By centering authenticity, I mean making the learning experience as relevant to the learner as possible. That involves focusing training on learning needs directly related to current or future job responsibilities, which enables learners to see how the training they’re undertaking provides value.”

–Nick Wisseman, Instructional Design Director

Discover how a culture of learning can prepare your workforce for the future.

Social engagement

Social engagement is the result of learners interacting with one another. That doesn’t necessarily mean they have to be in the same physical space, though. Social engagement can be fostered virtually through the use of bulletin boards, e-mail discussions, and more. 

“In instructor-led settings, trainers should be sure to ask lots of questions that tell participants engagement is a requirement. They should follow up responses with positive affirmation (even incorrect answers) so learners feel rewarded for putting themselves out there. Making sure to include plenty of group work and activities during instructor-led sessions is key.

For virtual sessions, instructors should consider using breakout room features or chat and poll functions. Encourage participants to raise their hands, and build in time to pause and engage with remote audiences.”

–Michael Wiseman, Learning & Development Manager

Behavioral engagement

Learners should be active participants in the learning process, and behavioral engagement is seen in the effort they put into tasks and activities. It’s commonly observed in the extent to which learners follow instructions. 

“Learning needs to be interactive on some level and as experiential as possible. This goes all the way back to the educational philosophies of John Dewey. 

You want learners to be doing practical activities that help them process the information, apply it to their own jobs, and learn through doing (and even failure).

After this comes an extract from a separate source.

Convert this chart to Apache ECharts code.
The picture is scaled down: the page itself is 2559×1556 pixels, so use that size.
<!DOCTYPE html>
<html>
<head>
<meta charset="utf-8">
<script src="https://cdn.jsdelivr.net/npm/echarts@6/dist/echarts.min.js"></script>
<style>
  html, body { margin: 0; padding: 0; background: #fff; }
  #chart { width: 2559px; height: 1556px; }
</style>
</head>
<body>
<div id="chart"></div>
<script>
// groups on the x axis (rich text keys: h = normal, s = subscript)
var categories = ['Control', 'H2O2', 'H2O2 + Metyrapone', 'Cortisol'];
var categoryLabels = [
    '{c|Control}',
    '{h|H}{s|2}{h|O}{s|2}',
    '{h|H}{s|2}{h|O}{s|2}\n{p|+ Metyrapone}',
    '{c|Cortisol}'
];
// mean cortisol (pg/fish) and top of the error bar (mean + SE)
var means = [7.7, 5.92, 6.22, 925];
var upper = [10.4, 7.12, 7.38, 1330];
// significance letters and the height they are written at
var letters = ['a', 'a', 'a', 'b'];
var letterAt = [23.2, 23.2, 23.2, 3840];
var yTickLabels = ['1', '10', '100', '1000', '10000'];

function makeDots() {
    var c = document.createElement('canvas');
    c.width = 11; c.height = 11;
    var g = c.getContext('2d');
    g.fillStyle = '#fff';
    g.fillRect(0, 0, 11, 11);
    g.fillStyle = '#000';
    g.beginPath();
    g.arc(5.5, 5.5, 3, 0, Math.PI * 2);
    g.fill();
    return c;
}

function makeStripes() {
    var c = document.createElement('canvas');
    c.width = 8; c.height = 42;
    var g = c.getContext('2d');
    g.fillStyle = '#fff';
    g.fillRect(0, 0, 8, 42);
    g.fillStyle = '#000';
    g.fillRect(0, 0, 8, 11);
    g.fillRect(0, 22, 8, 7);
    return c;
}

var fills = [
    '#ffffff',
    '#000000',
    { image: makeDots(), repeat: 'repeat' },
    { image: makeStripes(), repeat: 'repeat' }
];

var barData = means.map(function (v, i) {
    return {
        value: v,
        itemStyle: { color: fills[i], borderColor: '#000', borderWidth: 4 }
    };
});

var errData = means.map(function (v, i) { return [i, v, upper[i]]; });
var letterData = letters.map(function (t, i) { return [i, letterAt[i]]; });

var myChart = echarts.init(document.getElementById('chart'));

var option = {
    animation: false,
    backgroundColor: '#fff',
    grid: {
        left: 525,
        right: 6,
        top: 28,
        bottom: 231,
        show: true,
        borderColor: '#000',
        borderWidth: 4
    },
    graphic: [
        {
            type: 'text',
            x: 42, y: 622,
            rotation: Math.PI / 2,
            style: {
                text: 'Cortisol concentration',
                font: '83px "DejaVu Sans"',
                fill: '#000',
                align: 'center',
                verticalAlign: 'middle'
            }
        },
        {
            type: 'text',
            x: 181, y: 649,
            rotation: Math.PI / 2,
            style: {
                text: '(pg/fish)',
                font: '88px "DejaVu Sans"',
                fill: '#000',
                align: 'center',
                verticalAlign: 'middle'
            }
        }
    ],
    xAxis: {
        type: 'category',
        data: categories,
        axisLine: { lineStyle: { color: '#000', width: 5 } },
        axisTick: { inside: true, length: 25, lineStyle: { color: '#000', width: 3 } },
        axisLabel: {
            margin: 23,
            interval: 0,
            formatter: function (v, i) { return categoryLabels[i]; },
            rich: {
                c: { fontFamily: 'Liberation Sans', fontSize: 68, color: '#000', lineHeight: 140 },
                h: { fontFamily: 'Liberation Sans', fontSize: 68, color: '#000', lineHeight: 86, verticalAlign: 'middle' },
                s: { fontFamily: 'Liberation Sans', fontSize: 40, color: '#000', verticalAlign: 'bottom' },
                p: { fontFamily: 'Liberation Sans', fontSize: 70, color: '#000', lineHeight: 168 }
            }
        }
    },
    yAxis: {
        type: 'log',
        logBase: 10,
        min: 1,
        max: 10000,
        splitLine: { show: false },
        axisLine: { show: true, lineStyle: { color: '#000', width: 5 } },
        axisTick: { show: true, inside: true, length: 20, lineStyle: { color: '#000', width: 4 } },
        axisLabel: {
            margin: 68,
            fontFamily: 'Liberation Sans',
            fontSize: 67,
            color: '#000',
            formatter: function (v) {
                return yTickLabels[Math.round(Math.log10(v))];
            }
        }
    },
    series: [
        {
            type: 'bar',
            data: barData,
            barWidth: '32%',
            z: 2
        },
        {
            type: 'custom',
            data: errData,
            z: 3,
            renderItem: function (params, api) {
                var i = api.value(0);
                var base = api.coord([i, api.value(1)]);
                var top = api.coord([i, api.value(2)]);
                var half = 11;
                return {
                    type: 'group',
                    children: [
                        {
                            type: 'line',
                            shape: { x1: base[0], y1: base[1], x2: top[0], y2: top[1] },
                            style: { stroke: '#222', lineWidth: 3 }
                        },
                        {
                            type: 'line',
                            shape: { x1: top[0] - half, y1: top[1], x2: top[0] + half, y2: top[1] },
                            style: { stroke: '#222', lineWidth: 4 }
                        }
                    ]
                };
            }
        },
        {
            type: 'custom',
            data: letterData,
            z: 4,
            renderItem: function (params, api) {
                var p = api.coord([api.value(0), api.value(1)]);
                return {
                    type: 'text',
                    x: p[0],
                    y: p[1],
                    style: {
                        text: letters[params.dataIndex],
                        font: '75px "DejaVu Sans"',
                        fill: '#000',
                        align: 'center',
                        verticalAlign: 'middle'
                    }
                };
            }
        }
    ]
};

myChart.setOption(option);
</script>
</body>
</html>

Get learners to walk through what a lesson would look like when applied to their specific daily tasks, instead of just asking them to reflect on concepts abstractly.”

–Jeannie Kidera, Instructional Designer

Physical engagement

Physical engagement occurs through movement, such as a hands-on activity, and is particularly beneficial for kinesthetic learners. Even movement for the sake of movement, such as a minute or two of standing and stretching during a classroom-based training, helps improve focus. Physical engagement can also be accomplished virtually through VR training

“VR simulations are highly engaging on a physical level. They evoke a visceral physical reaction. You know the environment you’re operating in is artificial, but you still feel it in your nerve endings. 

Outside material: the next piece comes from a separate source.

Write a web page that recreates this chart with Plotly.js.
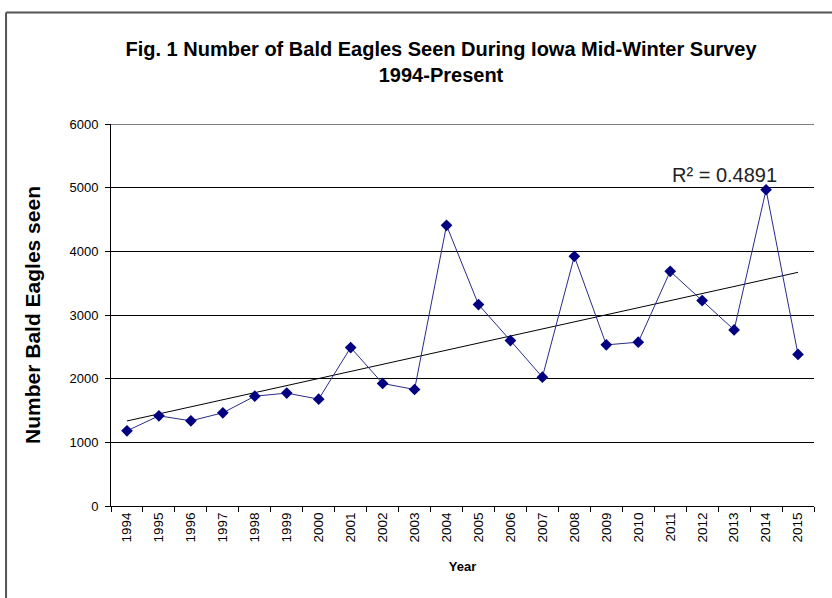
<!DOCTYPE html>
<html>
<head>
<meta charset="utf-8">
<script src="https://cdn.plot.ly/plotly-3.0.1.min.js"></script>
<style>html,body{margin:0;padding:0;background:#fff;}#chart{width:832px;height:598px;}</style>
</head>
<body>
<div id="chart"></div>
<script>
var years = ["1994","1995","1996","1997","1998","1999","2000","2001","2002","2003","2004","2005","2006","2007","2008","2009","2010","2011","2012","2013","2014","2015"];
var eagles = [1181,1416,1338,1464,1725,1773,1678,2489,1925,1830,4408,3164,2599,2024,3922,2531,2573,3686,3226,2766,4967,2380];
var yTicks = [0,1000,2000,3000,4000,5000,6000];
var r2Label = "R² = 0.4891";

// linear trendline (least squares over the year index)
var n = eagles.length, sx = 0, sy = 0, sxx = 0, sxy = 0;
for (var i = 0; i < n; i++) { sx += i; sy += eagles[i]; sxx += i*i; sxy += i*eagles[i]; }
var slope = (n*sxy - sx*sy) / (n*sxx - sx*sx);
var intercept = (sy - slope*sx) / n;
var trend = eagles.map(function(_, i){ return intercept + slope*i; });

var font = "Arial, 'Liberation Sans', sans-serif";

var data = [
  {x: years, y: trend, type: "scatter", mode: "lines", line: {color: "#000000", width: 1}, hoverinfo: "skip", showlegend: false},
  {x: years, y: eagles, type: "scatter", mode: "lines+markers",
   line: {color: "#2a2a8a", width: 1},
   marker: {symbol: "diamond", size: 9, color: "#000080"}, showlegend: false}
];

var layout = {
  width: 832, height: 598,
  paper_bgcolor: "#ffffff", plot_bgcolor: "#ffffff",
  margin: {l: 110.5, r: 18, t: 124, b: 92},
  font: {family: font, color: "#000"},
  title: {
    text: "<b>Fig. 1 Number of Bald Eagles Seen During Iowa Mid-Winter Survey<br>1994-Present</b>",
    font: {family: font, size: 20, color: "#000"},
    xref: "container", x: 441/832, xanchor: "center",
    yref: "container", y: 1 - 55.5/598, yanchor: "middle"
  },
  xaxis: {
    type: "category", tickson: "boundaries",
    ticks: "outside", ticklen: 5, tickcolor: "#000", tickwidth: 1,
    tickangle: -90, tickfont: {size: 13.5, family: font, color: "#000"},
    showline: true, linecolor: "#000", linewidth: 1,
    showgrid: false, zeroline: false,
    title: {text: "<b>Year</b>", font: {size: 13, family: font}, standoff: 20},
    range: [-0.5, 21.5], fixedrange: true
  },
  yaxis: {
    range: [0, 6000], tickvals: yTicks, ticktext: yTicks.map(String),
    ticks: "outside", ticklen: 5, tickcolor: "#000", tickwidth: 1,
    ticklabelstandoff: 4,
    tickfont: {size: 13, family: font, color: "#000"},
    showline: true, linecolor: "#000", linewidth: 1,
    showgrid: true, gridcolor: "#000", gridwidth: 1, zeroline: false,
    title: {text: "<b>Number Bald Eagles seen</b>", font: {size: 21, family: font}, standoff: 23},
    fixedrange: true
  },
  annotations: [
    {text: r2Label, xref: "paper", yref: "paper", x: 0.873, y: 0.866, xanchor: "center", yanchor: "middle",
     showarrow: false, font: {size: 20, family: font, color: "#222"}}
  ],
  shapes: [
    {type: "line", xref: "paper", yref: "y", x0: 0, x1: 1, y0: 6000, y1: 6000, line: {color: "#000", width: 1}},
    {type: "line", xref: "paper", yref: "paper", x0: -0.1493, x1: -0.1493, y0: 1.2919, y1: -0.4, line: {color: "#555", width: 2}},
    {type: "line", xref: "paper", yref: "paper", x0: -0.1493, x1: 1.2, y0: 1.2919, y1: 1.2919, line: {color: "#555", width: 2}}
  ]
};

Plotly.newPlot("chart", data, layout, {displayModeBar: false, staticPlot: true});
</script>
</body>
</html>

When you master a challenge in VR or any other gamified learning situation, the dopamine starts to flow and that feels good. There’s a physical rush that can be incredibly motivating and engaging. It’s our biological inheritance from our caveman ancestors — the thrill of a successful hunt.”

–Jim Wexler, Gamification Expert

Final thoughts

It’s relatively easy to gauge learner engagement in an instructor-led training environment. Are learners actively contributing to discussions, or staring at the clock? Do their facial expressions and body language express an interest in what’s going on, or boredom? 

But aside from direct observation, L&D teams can collect concrete data on learner engagement through post-training evaluation. Learners’ responses to questions about how interesting, relevant, and worthwhile they found a learning experience can be particularly revealing. In addition, an LMS can offer real-time data such as watch time, completion rates, and so on. 

Regularly monitoring this data, as well as looking for trends and patterns, isn’t just beneficial for learners but the entire organization. Highly engaged learners become highly engaged employees, leading to increased talent retention, performance, and ultimately – improvements to the organization’s bottom line.